Fred Syversen Cheats Death, Gains World Record Cliff Jump of 351 Feet

Posted By: Zeke Piestrup on February 17, 2009 10:29 am

Fred Syversen cheated death and cliff-jumped his way into the record books.  The new record stands at 107 meters, that’s 351 feet in American, and only nine feet less than an entire football field, including both end zones.  A distance that defies the logic of living-to-tell-about-it.  Especially considering the jump was not the line Syversen scouted out.  Thankfully for Norway’s Syversen, the fresh snow made for the ultimate roof jump to backyard snow pile.

Syversen took time to post a message about his jump in the TGR forums:

Some facts for u guys


Somebody told me about this discussion (couldn’t read it trough, too much), and I like to add a few facts, the rest I will leave for the film and the pics. I can’t give you any proof, that’s not for me to decide.

My ski philosophy is that you should always stick your landings, that’s gonna progress our sport! Going this BIG we’ll leave to the BASE jumpers.
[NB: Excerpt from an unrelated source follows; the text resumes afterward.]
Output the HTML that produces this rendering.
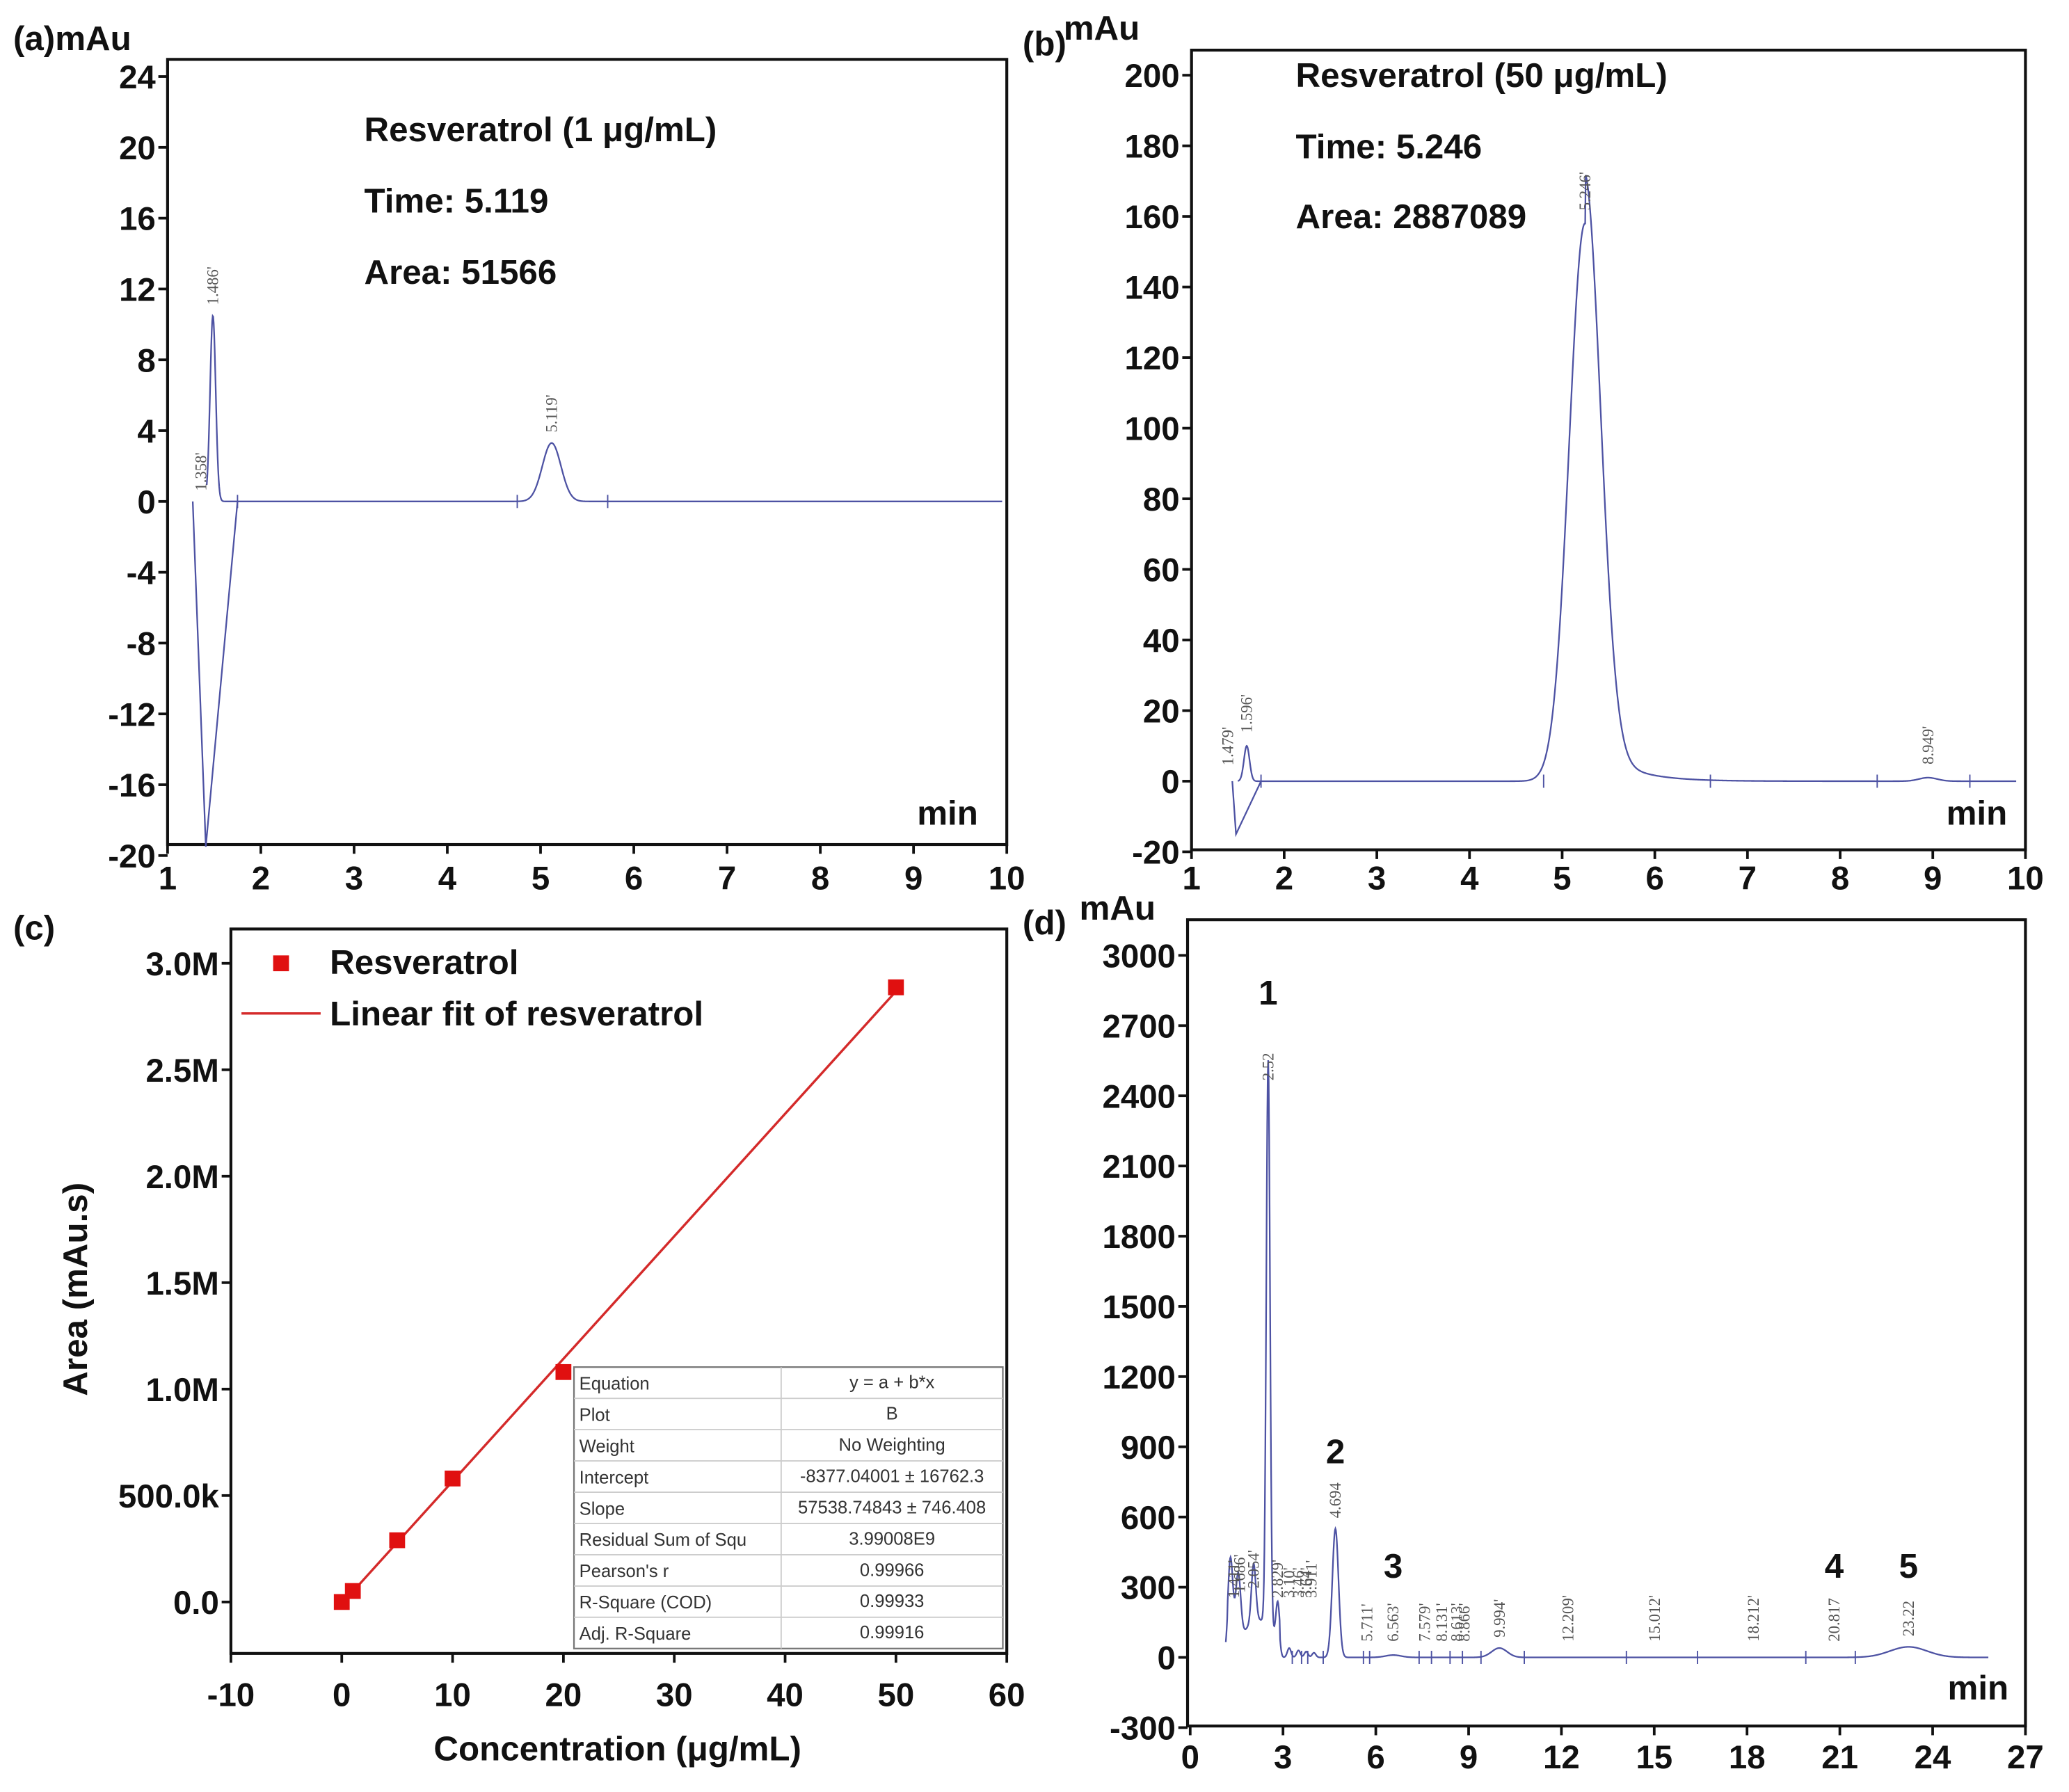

This was the warm up run at the beginning of the day during heli-filming, and it turned out that I missed the end of my line with not to many meters (difficult route finding cause of similar terrain features ). I let my skis go pretty much into the falline and picks up speed instantly, and just thereafter realized my fault and that I will go out something, probably huge.

The mind works amazingly fast under stressed situations; breaking or trying to stop was no longer an option, it simply went too fast. If I had tried that I wouldn’t write this. So that left one choice; go for it, and do it right!

For a fraction of a second I thought this is it, but managed to get in a slight right turn to avoid the cliffs on my left side in the landing area. Then comes the take off at an amazing speed (it felt like that), I see snow underneath, and I realized that it’s not over yet.

In the air I tried to keep a position as long as I could, but air pressure finally pushed the tips of my skis up. That’s what I wanted as well, because landing it anything else than horizontally was out of the question!

I had an ABS avalanche back pack, and for those who know, it has a little metal/aluminum bottle ? near the lower back, not good if you land on your back. So I tilted my body slightly to left before impact and that probably saved my spine.